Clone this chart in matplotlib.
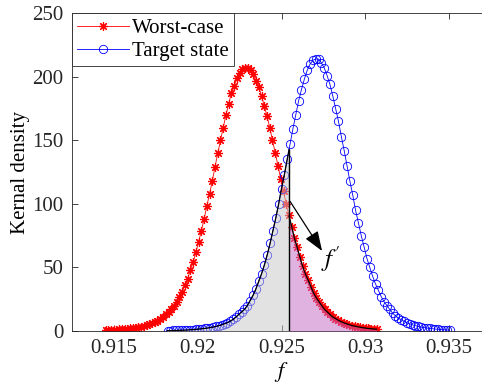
import numpy as np
import matplotlib
matplotlib.use('Agg')
import matplotlib.pyplot as plt

# kernel density of the worst case (red)
worst_x = [0.91450, 0.91466, 0.91483, 0.91499, 0.91515, 0.91532, 0.91548, 0.91564, 0.91581,
           0.91597, 0.91613, 0.91630, 0.91646, 0.91662, 0.91679, 0.91695, 0.91711, 0.91728,
           0.91744, 0.91760, 0.91777, 0.91793, 0.91809, 0.91826, 0.91842, 0.91858, 0.91875,
           0.91891, 0.91907, 0.91924, 0.91940, 0.91956, 0.91973, 0.91989, 0.92005, 0.92022,
           0.92038, 0.92054, 0.92071, 0.92087, 0.92103, 0.92120, 0.92136, 0.92152, 0.92169,
           0.92185, 0.92201, 0.92218, 0.92234, 0.92250, 0.92267, 0.92283, 0.92299, 0.92316,
           0.92332, 0.92348, 0.92365, 0.92381, 0.92397, 0.92414, 0.92430, 0.92446, 0.92463,
           0.92479, 0.92495, 0.92512, 0.92528, 0.92544, 0.92561, 0.92577, 0.92593, 0.92610,
           0.92626, 0.92642, 0.92659, 0.92675, 0.92691, 0.92708, 0.92724, 0.92740, 0.92757,
           0.92773, 0.92789, 0.92806, 0.92822, 0.92838, 0.92855, 0.92871, 0.92887, 0.92904,
           0.92920, 0.92936, 0.92953, 0.92969, 0.92985, 0.93002, 0.93018, 0.93034, 0.93051,
           0.93067]
worst_y = [0.6, 0.7, 0.8, 0.9, 1.1, 1.2, 1.4, 1.6, 1.8, 2.1, 2.4, 2.7, 3.1, 3.5, 4.0, 4.6, 5.3,
           6.1, 7.1, 8.2, 9.5, 11, 13, 15, 17, 20, 23, 27, 31, 36, 41, 48, 54, 62, 70, 79, 88,
           98, 108, 118, 129, 140, 150, 160, 170, 179, 187, 193, 199, 203, 206, 207, 207, 205,
           202, 197, 192, 185, 177, 169, 160, 150, 140, 130, 120, 110, 100, 91, 82, 73, 66, 58,
           51, 45, 40, 35, 30, 26, 23, 20, 17, 15, 13, 11, 9.8, 8.5, 7.4, 6.5, 5.7, 5.0, 4.3,
           3.8, 3.4, 3.0, 2.6, 2.3, 2.0, 1.8, 1.6, 1.4]

# kernel density of the target state (blue)
target_x = [0.91820, 0.91837, 0.91854, 0.91871, 0.91888, 0.91905, 0.91922, 0.91939, 0.91956,
            0.91973, 0.91990, 0.92007, 0.92024, 0.92041, 0.92058, 0.92075, 0.92092, 0.92109,
            0.92126, 0.92143, 0.92160, 0.92177, 0.92194, 0.92211, 0.92228, 0.92245, 0.92262,
            0.92279, 0.92296, 0.92313, 0.92330, 0.92347, 0.92364, 0.92381, 0.92398, 0.92415,
            0.92432, 0.92449, 0.92466, 0.92483, 0.92500, 0.92517, 0.92534, 0.92551, 0.92568,
            0.92585, 0.92602, 0.92619, 0.92636, 0.92653, 0.92670, 0.92687, 0.92704, 0.92721,
            0.92738, 0.92755, 0.92772, 0.92789, 0.92806, 0.92823, 0.92840, 0.92857, 0.92874,
            0.92891, 0.92908, 0.92925, 0.92942, 0.92959, 0.92976, 0.92993, 0.93010, 0.93027,
            0.93044, 0.93061, 0.93078, 0.93095, 0.93112, 0.93129, 0.93146, 0.93163, 0.93180,
            0.93197, 0.93214, 0.93231, 0.93248, 0.93265, 0.93282, 0.93299, 0.93316, 0.93333,
            0.93350, 0.93367, 0.93384, 0.93401, 0.93418, 0.93435, 0.93452, 0.93469, 0.93486,
            0.93503]
target_y = [0.3, 0.3, 0.4, 0.4, 0.5, 0.6, 0.7, 0.8, 1.0, 1.1, 1.3, 1.5, 1.8, 2.0, 2.3, 2.7, 3.1,
            3.6, 4.2, 4.9, 5.7, 6.6, 7.7, 9.1, 11, 13, 15, 17, 20, 24, 28, 33, 39, 45, 52, 60,
            69, 79, 89, 100, 112, 123, 135, 147, 159, 170, 181, 190, 198, 205, 210, 213, 214,
            214, 211, 207, 201, 194, 185, 175, 165, 153, 142, 130, 118, 107, 95, 85, 75, 66, 57,
            50, 43, 37, 32, 27, 23, 20, 17, 14, 12, 10, 8.9, 7.6, 6.5, 5.6, 4.8, 4.2, 3.6, 3.1,
            2.7, 2.4, 2.0, 1.8, 1.5, 1.3, 1.1, 1.0, 0.8, 0.7]

f_prime = 0.92545
x_ticks = [0.915, 0.92, 0.925, 0.93, 0.935]
x_tick_labels = ['0.915', '0.92', '0.925', '0.93', '0.935']
y_ticks = [0, 50, 100, 150, 200, 250]

plt.rcParams['font.family'] = ['Liberation Serif', 'DejaVu Serif']
plt.rcParams['mathtext.fontset'] = 'stix'
plt.rcParams['font.size'] = 15

fig = plt.figure(figsize=(4.82, 3.85), dpi=100)
ax = fig.add_axes([72 / 482, 54 / 385, 419 / 482, 317.7 / 385])

ax.plot(worst_x, worst_y, color='red', lw=0.6, marker=(8, 2, 0), ms=6.5, mew=0.85,
        label='Worst-case', zorder=2)
ax.plot(target_x, target_y, color='blue', lw=0.6, marker='o', ms=6, mfc='none', mew=0.6,
        label='Target state', zorder=2)

wx = np.array(worst_x)
wy = np.array(worst_y)
tx = np.array(target_x)
ty = np.array(target_y)

# area below target curve left of f'
h_target = np.interp(f_prime, tx, ty)
gx = np.append(tx[tx <= f_prime], f_prime)
gy = np.append(ty[tx <= f_prime], h_target)
ax.fill_between(gx, 0, gy, color=(0.78, 0.78, 0.78), alpha=0.5, lw=0, zorder=3)
ax.plot(gx, gy, color='k', lw=0.9, zorder=4)

# area below worst-case curve right of f'
h_worst = np.interp(f_prime, wx, wy)
mx = np.insert(wx[wx >= f_prime], 0, f_prime)
my = np.insert(wy[wx >= f_prime], 0, h_worst)
ax.fill_between(mx, 0, my, color=(0.76, 0.4, 0.76), alpha=0.5, lw=0, zorder=3)
ax.plot(mx, my, color='k', lw=0.9, zorder=4)

ax.plot([f_prime, f_prime], [0, h_target], color='k', lw=1.0, zorder=4)

ax.annotate('', xy=(0.92742, 63), xytext=(0.92551, 102),
            arrowprops=dict(arrowstyle='-|>,head_length=0.8,head_width=0.3',
                            color='k', lw=0.9, shrinkA=0, shrinkB=0), zorder=5)
ax.text(0.92795, 57, "$f'$", ha='center', va='center', fontsize=18)

ax.set_xlim(0.9125, 0.9375)
ax.set_ylim(0, 250)
ax.set_xticks(x_ticks)
ax.set_xticklabels(x_tick_labels)
ax.set_yticks(y_ticks)
ax.tick_params(direction='in', length=4, width=0.6, top=True, right=True,
               colors='#262626', labelcolor='#262626', pad=6)
for s in ax.spines.values():
    s.set_linewidth(0.6)
    s.set_color('#262626')

ax.set_xlabel('$f$', fontsize=16, labelpad=1)
ax.set_ylabel('Kernal density', labelpad=2)

leg = ax.legend(loc='upper left', borderaxespad=0, fancybox=False, framealpha=1,
                edgecolor='#262626', handlelength=2.5, handletextpad=0.15,
                borderpad=0.25, labelspacing=0.15)
leg.get_frame().set_linewidth(0.6)
leg.set_zorder(6)

fig.savefig('out.png', dpi=100)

### The task:
Write the listing above out again exactly, dropping each image.

### Correct result:
Clone this chart in matplotlib.
import numpy as np
import matplotlib
matplotlib.use('Agg')
import matplotlib.pyplot as plt

# kernel density of the worst case (red)
worst_x = [0.91450, 0.91466, 0.91483, 0.91499, 0.91515, 0.91532, 0.91548, 0.91564, 0.91581,
           0.91597, 0.91613, 0.91630, 0.91646, 0.91662, 0.91679, 0.91695, 0.91711, 0.91728,
           0.91744, 0.91760, 0.91777, 0.91793, 0.91809, 0.91826, 0.91842, 0.91858, 0.91875,
           0.91891, 0.91907, 0.91924, 0.91940, 0.91956, 0.91973, 0.91989, 0.92005, 0.92022,
           0.92038, 0.92054, 0.92071, 0.92087, 0.92103, 0.92120, 0.92136, 0.92152, 0.92169,
           0.92185, 0.92201, 0.92218, 0.92234, 0.92250, 0.92267, 0.92283, 0.92299, 0.92316,
           0.92332, 0.92348, 0.92365, 0.92381, 0.92397, 0.92414, 0.92430, 0.92446, 0.92463,
           0.92479, 0.92495, 0.92512, 0.92528, 0.92544, 0.92561, 0.92577, 0.92593, 0.92610,
           0.92626, 0.92642, 0.92659, 0.92675, 0.92691, 0.92708, 0.92724, 0.92740, 0.92757,
           0.92773, 0.92789, 0.92806, 0.92822, 0.92838, 0.92855, 0.92871, 0.92887, 0.92904,
           0.92920, 0.92936, 0.92953, 0.92969, 0.92985, 0.93002, 0.93018, 0.93034, 0.93051,
           0.93067]
worst_y = [0.6, 0.7, 0.8, 0.9, 1.1, 1.2, 1.4, 1.6, 1.8, 2.1, 2.4, 2.7, 3.1, 3.5, 4.0, 4.6, 5.3,
           6.1, 7.1, 8.2, 9.5, 11, 13, 15, 17, 20, 23, 27, 31, 36, 41, 48, 54, 62, 70, 79, 88,
           98, 108, 118, 129, 140, 150, 160, 170, 179, 187, 193, 199, 203, 206, 207, 207, 205,
           202, 197, 192, 185, 177, 169, 160, 150, 140, 130, 120, 110, 100, 91, 82, 73, 66, 58,
           51, 45, 40, 35, 30, 26, 23, 20, 17, 15, 13, 11, 9.8, 8.5, 7.4, 6.5, 5.7, 5.0, 4.3,
           3.8, 3.4, 3.0, 2.6, 2.3, 2.0, 1.8, 1.6, 1.4]

# kernel density of the target state (blue)
target_x = [0.91820, 0.91837, 0.91854, 0.91871, 0.91888, 0.91905, 0.91922, 0.91939, 0.91956,
            0.91973, 0.91990, 0.92007, 0.92024, 0.92041, 0.92058, 0.92075, 0.92092, 0.92109,
            0.92126, 0.92143, 0.92160, 0.92177, 0.92194, 0.92211, 0.92228, 0.92245, 0.92262,
            0.92279, 0.92296, 0.92313, 0.92330, 0.92347, 0.92364, 0.92381, 0.92398, 0.92415,
            0.92432, 0.92449, 0.92466, 0.92483, 0.92500, 0.92517, 0.92534, 0.92551, 0.92568,
            0.92585, 0.92602, 0.92619, 0.92636, 0.92653, 0.92670, 0.92687, 0.92704, 0.92721,
            0.92738, 0.92755, 0.92772, 0.92789, 0.92806, 0.92823, 0.92840, 0.92857, 0.92874,
            0.92891, 0.92908, 0.92925, 0.92942, 0.92959, 0.92976, 0.92993, 0.93010, 0.93027,
            0.93044, 0.93061, 0.93078, 0.93095, 0.93112, 0.93129, 0.93146, 0.93163, 0.93180,
            0.93197, 0.93214, 0.93231, 0.93248, 0.93265, 0.93282, 0.93299, 0.93316, 0.93333,
            0.93350, 0.93367, 0.93384, 0.93401, 0.93418, 0.93435, 0.93452, 0.93469, 0.93486,
            0.93503]
target_y = [0.3, 0.3, 0.4, 0.4, 0.5, 0.6, 0.7, 0.8, 1.0, 1.1, 1.3, 1.5, 1.8, 2.0, 2.3, 2.7, 3.1,
            3.6, 4.2, 4.9, 5.7, 6.6, 7.7, 9.1, 11, 13, 15, 17, 20, 24, 28, 33, 39, 45, 52, 60,
            69, 79, 89, 100, 112, 123, 135, 147, 159, 170, 181, 190, 198, 205, 210, 213, 214,
            214, 211, 207, 201, 194, 185, 175, 165, 153, 142, 130, 118, 107, 95, 85, 75, 66, 57,
            50, 43, 37, 32, 27, 23, 20, 17, 14, 12, 10, 8.9, 7.6, 6.5, 5.6, 4.8, 4.2, 3.6, 3.1,
            2.7, 2.4, 2.0, 1.8, 1.5, 1.3, 1.1, 1.0, 0.8, 0.7]

f_prime = 0.92545
x_ticks = [0.915, 0.92, 0.925, 0.93, 0.935]
x_tick_labels = ['0.915', '0.92', '0.925', '0.93', '0.935']
y_ticks = [0, 50, 100, 150, 200, 250]

plt.rcParams['font.family'] = ['Liberation Serif', 'DejaVu Serif']
plt.rcParams['mathtext.fontset'] = 'stix'
plt.rcParams['font.size'] = 15

fig = plt.figure(figsize=(4.82, 3.85), dpi=100)
ax = fig.add_axes([72 / 482, 54 / 385, 419 / 482, 317.7 / 385])

ax.plot(worst_x, worst_y, color='red', lw=0.6, marker=(8, 2, 0), ms=6.5, mew=0.85,
        label='Worst-case', zorder=2)
ax.plot(target_x, target_y, color='blue', lw=0.6, marker='o', ms=6, mfc='none', mew=0.6,
        label='Target state', zorder=2)

wx = np.array(worst_x)
wy = np.array(worst_y)
tx = np.array(target_x)
ty = np.array(target_y)

# area below target curve left of f'
h_target = np.interp(f_prime, tx, ty)
gx = np.append(tx[tx <= f_prime], f_prime)
gy = np.append(ty[tx <= f_prime], h_target)
ax.fill_between(gx, 0, gy, color=(0.78, 0.78, 0.78), alpha=0.5, lw=0, zorder=3)
ax.plot(gx, gy, color='k', lw=0.9, zorder=4)

# area below worst-case curve right of f'
h_worst = np.interp(f_prime, wx, wy)
mx = np.insert(wx[wx >= f_prime], 0, f_prime)
my = np.insert(wy[wx >= f_prime], 0, h_worst)
ax.fill_between(mx, 0, my, color=(0.76, 0.4, 0.76), alpha=0.5, lw=0, zorder=3)
ax.plot(mx, my, color='k', lw=0.9, zorder=4)

ax.plot([f_prime, f_prime], [0, h_target], color='k', lw=1.0, zorder=4)

ax.annotate('', xy=(0.92742, 63), xytext=(0.92551, 102),
            arrowprops=dict(arrowstyle='-|>,head_length=0.8,head_width=0.3',
                            color='k', lw=0.9, shrinkA=0, shrinkB=0), zorder=5)
ax.text(0.92795, 57, "$f'$", ha='center', va='center', fontsize=18)

ax.set_xlim(0.9125, 0.9375)
ax.set_ylim(0, 250)
ax.set_xticks(x_ticks)
ax.set_xticklabels(x_tick_labels)
ax.set_yticks(y_ticks)
ax.tick_params(direction='in', length=4, width=0.6, top=True, right=True,
               colors='#262626', labelcolor='#262626', pad=6)
for s in ax.spines.values():
    s.set_linewidth(0.6)
    s.set_color('#262626')

ax.set_xlabel('$f$', fontsize=16, labelpad=1)
ax.set_ylabel('Kernal density', labelpad=2)

leg = ax.legend(loc='upper left', borderaxespad=0, fancybox=False, framealpha=1,
                edgecolor='#262626', handlelength=2.5, handletextpad=0.15,
                borderpad=0.25, labelspacing=0.15)
leg.get_frame().set_linewidth(0.6)
leg.set_zorder(6)

fig.savefig('out.png', dpi=100)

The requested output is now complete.